2022 Pride in Minneapolis Continues
Check out our Pride post, written by Jenn Schreiter and first published in 2021. This year will be the first time since the pandemic struck in 2020 that Minneapolis is hosting festivities in public.
Click here to view the full month of Minneapolis Pride Events!
Minneapolis has been at the forefront of progressive gender politics for more than fifty years. The city holds the largest annual free gay pride event in the United States, and was rated the most LGBT-friendly city by LGBTQ Nation in 2016.
This Pride month, the League of Women Voters Minneapolis remembers and honors the historic milestones achieved by the lesbian, gay, bisexual, trans, and other queer community members. Following is a brief timeline of significant ways the city made LGBT+ history over the past half-century; thank you to Andy Birkey for his 2014 summation.

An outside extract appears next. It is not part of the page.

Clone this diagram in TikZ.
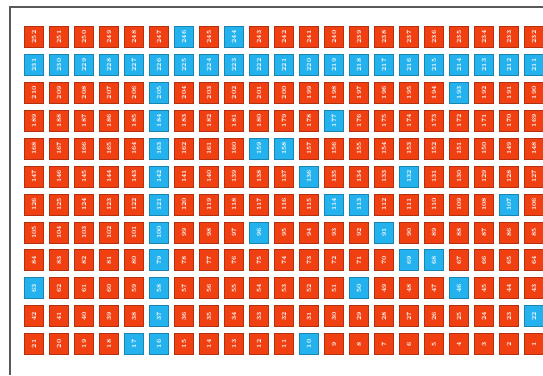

1967 The Bi Alliance — reportedly the United States’ first public organization specifically for bisexual people — began at the University of MN.
May 1970 The USA’s first recorded same-sex marriage equality lawsuit was filed in Minneapolis by a gay couple who had been denied a marriage license. (Though the suit was dismissed in both the Minnesota and the U.S. Supreme Courts, in 2013 Minnesota legalized same-sex marriage and SCOTUS would reverse its decision 45 years later, legalizing same-sex marriage across the United States on June 26, 2015.)
October 1970 One year after the Stonewall Uprising in New York City, Minneapolis was the site of the first national gathering of LGBT groups, hosted by FREE (Fight Repression of Erotic Expression).
1974–75 Minneapolis passed an ordinance banning discrimination due to sexual orientation. The next year, the City Council revised that law to include language that was more inclusive of trans people.
1976 & 1980 Allen Spear, the first openly gay man to serve in a state legislature, won re-election and continued to represent Minneapolis in the Minnesota Senate. Four years later, Karen Clark was elected and became the longest-serving openly lesbian member in a state legislature. She won re-election 18 times, representing parts of south Minneapolis until 2018.
1988 The International Gathering of GLBT Natives was hosted in Minneapolis (aka Bdeóta Othúŋwe and Gakaabikaang). The gathering was crucial to the launch of the modern Two-Spirit “cultural revitalization movement.”
As noted above, beginning in the 1970s, Minneapolis was one of the first cities to elect openly gay and lesbian political representatives. The city made history again just a few years ago, when in 2018 the USA’s first transgender City Council candidates Andrea Jenkins and Phillipe Cunningham were sworn in.
The city also has a history of militant queer labor resistance. In 2014 You Better Work, a collection of queer, trans, and feminist workers’ stories, was published by queer labor organizers from Minneapolis and St. Paul.
During the past two years, LGBTQ+ community members have also had an obvious presence at local Black Lives Matter and anti-police brutality rallies, including the 2020 protests after the police murder of George Floyd. League of Women Voters Minneapolis is proud to be part of a city that has been deeply supportive of the LGBTQ+ community, and acknowledges the community’s commitment to grassroots action on behalf of all Minneapolis residents’ civil rights.